(Rows from a dataset of charts and code)
>> begin

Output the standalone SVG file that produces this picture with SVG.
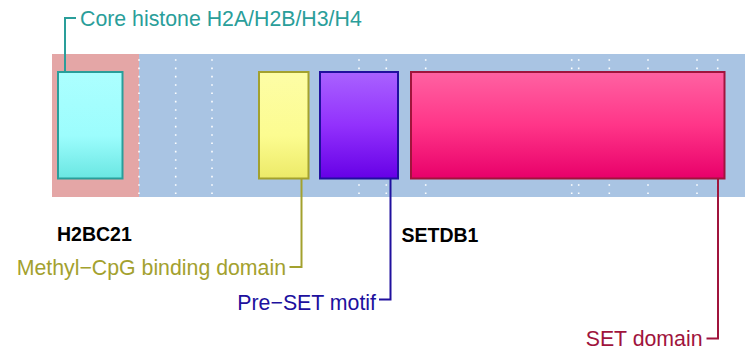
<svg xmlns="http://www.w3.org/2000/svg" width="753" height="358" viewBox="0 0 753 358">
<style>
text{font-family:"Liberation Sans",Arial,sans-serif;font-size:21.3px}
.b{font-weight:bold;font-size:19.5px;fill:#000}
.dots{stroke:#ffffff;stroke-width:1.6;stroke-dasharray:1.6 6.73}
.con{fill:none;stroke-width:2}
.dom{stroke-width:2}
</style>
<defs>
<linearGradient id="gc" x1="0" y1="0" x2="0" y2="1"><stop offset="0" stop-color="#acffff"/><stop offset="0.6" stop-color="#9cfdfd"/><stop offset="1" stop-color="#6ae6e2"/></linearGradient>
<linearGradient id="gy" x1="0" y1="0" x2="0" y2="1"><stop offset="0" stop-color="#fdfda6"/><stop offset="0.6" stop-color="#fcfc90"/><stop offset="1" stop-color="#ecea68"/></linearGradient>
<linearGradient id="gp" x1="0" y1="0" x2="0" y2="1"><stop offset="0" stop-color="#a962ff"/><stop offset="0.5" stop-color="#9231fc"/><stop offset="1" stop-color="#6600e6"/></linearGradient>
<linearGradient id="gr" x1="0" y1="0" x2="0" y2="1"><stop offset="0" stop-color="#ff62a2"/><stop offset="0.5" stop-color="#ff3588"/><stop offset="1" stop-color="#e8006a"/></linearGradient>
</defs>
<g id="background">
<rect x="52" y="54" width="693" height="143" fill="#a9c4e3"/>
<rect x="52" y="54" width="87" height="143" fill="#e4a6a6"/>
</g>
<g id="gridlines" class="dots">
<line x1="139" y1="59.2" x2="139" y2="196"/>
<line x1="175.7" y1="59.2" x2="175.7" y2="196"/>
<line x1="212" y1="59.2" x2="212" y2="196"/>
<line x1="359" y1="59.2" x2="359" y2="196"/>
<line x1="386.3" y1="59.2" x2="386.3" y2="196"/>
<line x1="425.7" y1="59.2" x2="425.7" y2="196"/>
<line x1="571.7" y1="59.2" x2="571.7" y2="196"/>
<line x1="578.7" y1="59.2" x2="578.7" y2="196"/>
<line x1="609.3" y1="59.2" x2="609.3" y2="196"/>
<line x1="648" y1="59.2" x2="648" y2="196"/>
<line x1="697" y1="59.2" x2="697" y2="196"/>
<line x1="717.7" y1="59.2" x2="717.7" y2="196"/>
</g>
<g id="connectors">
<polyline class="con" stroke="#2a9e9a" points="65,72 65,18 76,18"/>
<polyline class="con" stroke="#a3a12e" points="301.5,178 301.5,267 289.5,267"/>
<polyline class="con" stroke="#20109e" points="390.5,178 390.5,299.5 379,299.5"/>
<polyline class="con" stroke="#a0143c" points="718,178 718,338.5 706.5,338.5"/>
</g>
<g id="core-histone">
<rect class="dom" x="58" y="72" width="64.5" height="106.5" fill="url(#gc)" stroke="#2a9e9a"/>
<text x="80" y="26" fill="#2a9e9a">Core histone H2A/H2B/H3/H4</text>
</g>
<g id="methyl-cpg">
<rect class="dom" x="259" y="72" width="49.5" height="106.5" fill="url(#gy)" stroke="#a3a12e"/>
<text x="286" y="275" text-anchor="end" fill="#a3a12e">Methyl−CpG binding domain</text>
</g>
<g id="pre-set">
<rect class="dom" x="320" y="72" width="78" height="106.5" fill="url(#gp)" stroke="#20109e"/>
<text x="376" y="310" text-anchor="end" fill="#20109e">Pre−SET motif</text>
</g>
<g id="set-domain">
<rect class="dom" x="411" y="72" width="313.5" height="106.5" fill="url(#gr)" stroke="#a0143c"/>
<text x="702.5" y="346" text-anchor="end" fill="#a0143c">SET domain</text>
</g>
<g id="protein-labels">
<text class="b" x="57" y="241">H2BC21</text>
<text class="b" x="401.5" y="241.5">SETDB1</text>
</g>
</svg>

>> end
>> begin

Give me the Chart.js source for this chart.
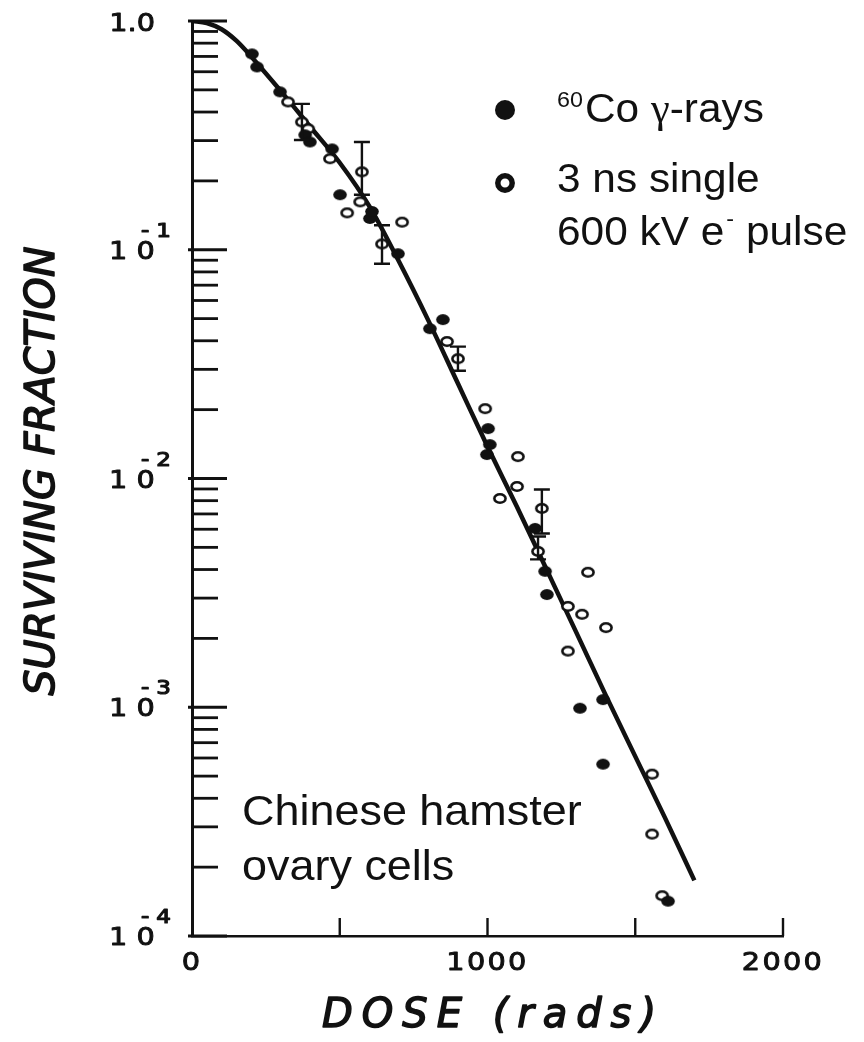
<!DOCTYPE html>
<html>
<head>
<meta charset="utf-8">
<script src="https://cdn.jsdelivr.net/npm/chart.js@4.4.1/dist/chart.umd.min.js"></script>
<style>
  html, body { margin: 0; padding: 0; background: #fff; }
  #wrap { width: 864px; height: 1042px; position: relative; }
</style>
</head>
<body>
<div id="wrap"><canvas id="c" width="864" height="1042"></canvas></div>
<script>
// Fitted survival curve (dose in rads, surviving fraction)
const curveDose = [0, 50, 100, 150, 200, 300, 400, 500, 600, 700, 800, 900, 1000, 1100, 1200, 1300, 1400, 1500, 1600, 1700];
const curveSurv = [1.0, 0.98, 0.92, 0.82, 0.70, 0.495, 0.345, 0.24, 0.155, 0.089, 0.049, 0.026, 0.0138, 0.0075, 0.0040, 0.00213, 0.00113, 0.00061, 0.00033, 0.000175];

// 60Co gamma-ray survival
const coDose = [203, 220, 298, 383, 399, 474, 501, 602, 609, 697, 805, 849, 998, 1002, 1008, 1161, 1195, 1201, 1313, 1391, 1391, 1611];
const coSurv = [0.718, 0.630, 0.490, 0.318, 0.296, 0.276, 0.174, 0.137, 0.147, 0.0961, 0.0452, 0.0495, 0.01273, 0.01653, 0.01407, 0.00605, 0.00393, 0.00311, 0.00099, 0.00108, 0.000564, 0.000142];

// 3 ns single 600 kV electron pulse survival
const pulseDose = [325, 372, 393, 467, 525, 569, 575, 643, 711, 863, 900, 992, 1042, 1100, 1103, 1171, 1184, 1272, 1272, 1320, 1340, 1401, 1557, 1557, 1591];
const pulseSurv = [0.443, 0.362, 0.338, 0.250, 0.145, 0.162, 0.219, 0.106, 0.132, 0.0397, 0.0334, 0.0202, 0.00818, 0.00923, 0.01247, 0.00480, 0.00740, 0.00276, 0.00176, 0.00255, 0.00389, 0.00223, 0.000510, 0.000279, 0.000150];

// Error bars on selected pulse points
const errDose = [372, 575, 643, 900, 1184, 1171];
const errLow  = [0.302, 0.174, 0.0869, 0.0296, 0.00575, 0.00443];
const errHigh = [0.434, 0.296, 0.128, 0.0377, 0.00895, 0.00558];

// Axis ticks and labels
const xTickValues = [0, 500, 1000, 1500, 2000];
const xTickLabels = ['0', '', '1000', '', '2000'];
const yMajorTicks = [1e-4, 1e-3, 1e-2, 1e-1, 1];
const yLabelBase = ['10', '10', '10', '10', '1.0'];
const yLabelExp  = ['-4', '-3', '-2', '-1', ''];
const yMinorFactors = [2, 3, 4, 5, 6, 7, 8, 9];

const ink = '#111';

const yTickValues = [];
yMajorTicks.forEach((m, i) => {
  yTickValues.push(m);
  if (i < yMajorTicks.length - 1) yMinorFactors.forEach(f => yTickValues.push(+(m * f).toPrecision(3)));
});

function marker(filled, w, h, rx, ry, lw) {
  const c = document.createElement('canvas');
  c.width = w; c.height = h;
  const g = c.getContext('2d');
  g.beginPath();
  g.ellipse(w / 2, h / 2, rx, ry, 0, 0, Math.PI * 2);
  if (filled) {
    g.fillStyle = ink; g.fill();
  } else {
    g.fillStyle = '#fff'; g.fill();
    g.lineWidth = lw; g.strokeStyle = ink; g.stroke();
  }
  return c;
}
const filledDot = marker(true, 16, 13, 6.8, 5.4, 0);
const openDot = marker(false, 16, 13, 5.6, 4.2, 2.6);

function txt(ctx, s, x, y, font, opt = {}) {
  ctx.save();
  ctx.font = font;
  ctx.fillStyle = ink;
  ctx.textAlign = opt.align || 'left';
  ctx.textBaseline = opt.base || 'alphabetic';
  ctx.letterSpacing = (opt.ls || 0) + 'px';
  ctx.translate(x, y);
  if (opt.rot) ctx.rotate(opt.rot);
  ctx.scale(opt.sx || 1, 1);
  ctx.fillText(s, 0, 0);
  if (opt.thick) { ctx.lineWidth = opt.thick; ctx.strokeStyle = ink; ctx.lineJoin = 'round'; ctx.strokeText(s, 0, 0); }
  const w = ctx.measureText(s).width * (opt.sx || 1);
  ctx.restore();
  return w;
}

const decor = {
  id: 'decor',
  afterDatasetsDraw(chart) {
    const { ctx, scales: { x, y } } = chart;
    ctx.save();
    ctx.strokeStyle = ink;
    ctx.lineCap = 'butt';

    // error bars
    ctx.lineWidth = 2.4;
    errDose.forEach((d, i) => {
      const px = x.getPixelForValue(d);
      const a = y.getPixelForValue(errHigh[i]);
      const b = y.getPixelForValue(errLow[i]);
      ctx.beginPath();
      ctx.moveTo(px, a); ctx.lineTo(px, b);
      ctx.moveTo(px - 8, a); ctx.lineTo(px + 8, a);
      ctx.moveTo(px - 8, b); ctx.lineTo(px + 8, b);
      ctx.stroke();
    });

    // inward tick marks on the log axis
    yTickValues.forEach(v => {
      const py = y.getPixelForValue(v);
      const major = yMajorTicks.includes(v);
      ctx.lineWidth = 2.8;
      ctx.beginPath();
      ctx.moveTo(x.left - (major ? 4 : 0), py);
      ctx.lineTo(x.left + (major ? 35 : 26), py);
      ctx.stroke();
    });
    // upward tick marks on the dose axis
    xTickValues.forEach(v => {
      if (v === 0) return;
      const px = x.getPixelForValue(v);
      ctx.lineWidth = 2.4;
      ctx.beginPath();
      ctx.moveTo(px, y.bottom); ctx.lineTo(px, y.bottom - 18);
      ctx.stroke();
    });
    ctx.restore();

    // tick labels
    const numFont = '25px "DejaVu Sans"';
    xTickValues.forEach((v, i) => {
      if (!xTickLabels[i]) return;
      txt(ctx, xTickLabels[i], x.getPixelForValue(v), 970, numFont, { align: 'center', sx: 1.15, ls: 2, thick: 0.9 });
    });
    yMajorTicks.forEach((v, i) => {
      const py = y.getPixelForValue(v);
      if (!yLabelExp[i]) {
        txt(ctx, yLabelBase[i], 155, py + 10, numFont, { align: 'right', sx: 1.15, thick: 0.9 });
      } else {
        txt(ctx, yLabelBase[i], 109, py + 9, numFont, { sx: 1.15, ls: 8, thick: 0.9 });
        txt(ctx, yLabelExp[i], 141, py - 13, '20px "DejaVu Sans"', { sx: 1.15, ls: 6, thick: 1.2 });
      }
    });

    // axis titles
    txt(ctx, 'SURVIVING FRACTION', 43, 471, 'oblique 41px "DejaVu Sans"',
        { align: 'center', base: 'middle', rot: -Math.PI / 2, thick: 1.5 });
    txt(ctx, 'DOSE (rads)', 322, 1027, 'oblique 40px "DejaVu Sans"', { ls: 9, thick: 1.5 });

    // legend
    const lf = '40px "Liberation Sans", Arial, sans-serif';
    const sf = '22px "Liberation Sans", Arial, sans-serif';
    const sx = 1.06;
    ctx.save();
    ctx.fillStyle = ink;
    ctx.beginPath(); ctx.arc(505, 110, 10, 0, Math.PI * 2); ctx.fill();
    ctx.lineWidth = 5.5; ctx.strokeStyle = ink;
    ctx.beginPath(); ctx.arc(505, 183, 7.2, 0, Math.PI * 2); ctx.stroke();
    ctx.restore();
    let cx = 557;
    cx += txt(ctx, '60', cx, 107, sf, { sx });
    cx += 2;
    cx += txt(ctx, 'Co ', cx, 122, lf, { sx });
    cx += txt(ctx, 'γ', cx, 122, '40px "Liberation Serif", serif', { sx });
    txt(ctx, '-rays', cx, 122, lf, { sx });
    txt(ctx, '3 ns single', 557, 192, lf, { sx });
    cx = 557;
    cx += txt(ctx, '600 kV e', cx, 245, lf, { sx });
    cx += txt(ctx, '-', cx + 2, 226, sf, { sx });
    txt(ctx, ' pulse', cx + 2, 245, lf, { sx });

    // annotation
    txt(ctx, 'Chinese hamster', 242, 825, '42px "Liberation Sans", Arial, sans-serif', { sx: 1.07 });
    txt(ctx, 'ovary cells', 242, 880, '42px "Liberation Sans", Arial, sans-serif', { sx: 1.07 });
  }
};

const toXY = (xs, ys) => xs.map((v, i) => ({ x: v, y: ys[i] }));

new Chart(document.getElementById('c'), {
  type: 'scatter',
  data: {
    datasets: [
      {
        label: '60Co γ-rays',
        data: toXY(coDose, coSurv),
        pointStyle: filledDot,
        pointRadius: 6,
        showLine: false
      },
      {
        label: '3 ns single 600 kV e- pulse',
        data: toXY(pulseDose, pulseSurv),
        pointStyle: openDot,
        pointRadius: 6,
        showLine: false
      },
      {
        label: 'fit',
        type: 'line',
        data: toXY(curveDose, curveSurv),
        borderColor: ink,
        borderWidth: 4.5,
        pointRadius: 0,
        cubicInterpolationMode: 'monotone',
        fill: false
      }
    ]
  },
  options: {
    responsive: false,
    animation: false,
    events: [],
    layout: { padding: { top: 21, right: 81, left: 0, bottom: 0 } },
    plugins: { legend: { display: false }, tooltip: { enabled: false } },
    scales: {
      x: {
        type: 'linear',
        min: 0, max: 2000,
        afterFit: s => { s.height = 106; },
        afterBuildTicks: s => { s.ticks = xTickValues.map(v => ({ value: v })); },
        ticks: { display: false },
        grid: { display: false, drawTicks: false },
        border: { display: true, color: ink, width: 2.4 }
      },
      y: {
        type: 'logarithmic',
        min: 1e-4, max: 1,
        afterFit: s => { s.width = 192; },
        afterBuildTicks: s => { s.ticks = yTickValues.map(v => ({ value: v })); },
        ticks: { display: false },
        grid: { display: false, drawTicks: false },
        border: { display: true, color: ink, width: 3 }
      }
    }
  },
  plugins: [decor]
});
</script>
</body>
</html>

>> end

**Instruction**
Using the data above, copy exactly the lines from the one containing "Give me the Chart.js source for this chart." to the one containing "0.00061, 0.00033, 0.000175];", inclusive. Exclude the pictures.

**Written reply**
Give me the Chart.js source for this chart.
<!DOCTYPE html>
<html>
<head>
<meta charset="utf-8">
<script src="https://cdn.jsdelivr.net/npm/chart.js@4.4.1/dist/chart.umd.min.js"></script>
<style>
  html, body { margin: 0; padding: 0; background: #fff; }
  #wrap { width: 864px; height: 1042px; position: relative; }
</style>
</head>
<body>
<div id="wrap"><canvas id="c" width="864" height="1042"></canvas></div>
<script>
// Fitted survival curve (dose in rads, surviving fraction)
const curveDose = [0, 50, 100, 150, 200, 300, 400, 500, 600, 700, 800, 900, 1000, 1100, 1200, 1300, 1400, 1500, 1600, 1700];
const curveSurv = [1.0, 0.98, 0.92, 0.82, 0.70, 0.495, 0.345, 0.24, 0.155, 0.089, 0.049, 0.026, 0.0138, 0.0075, 0.0040, 0.00213, 0.00113, 0.00061, 0.00033, 0.000175];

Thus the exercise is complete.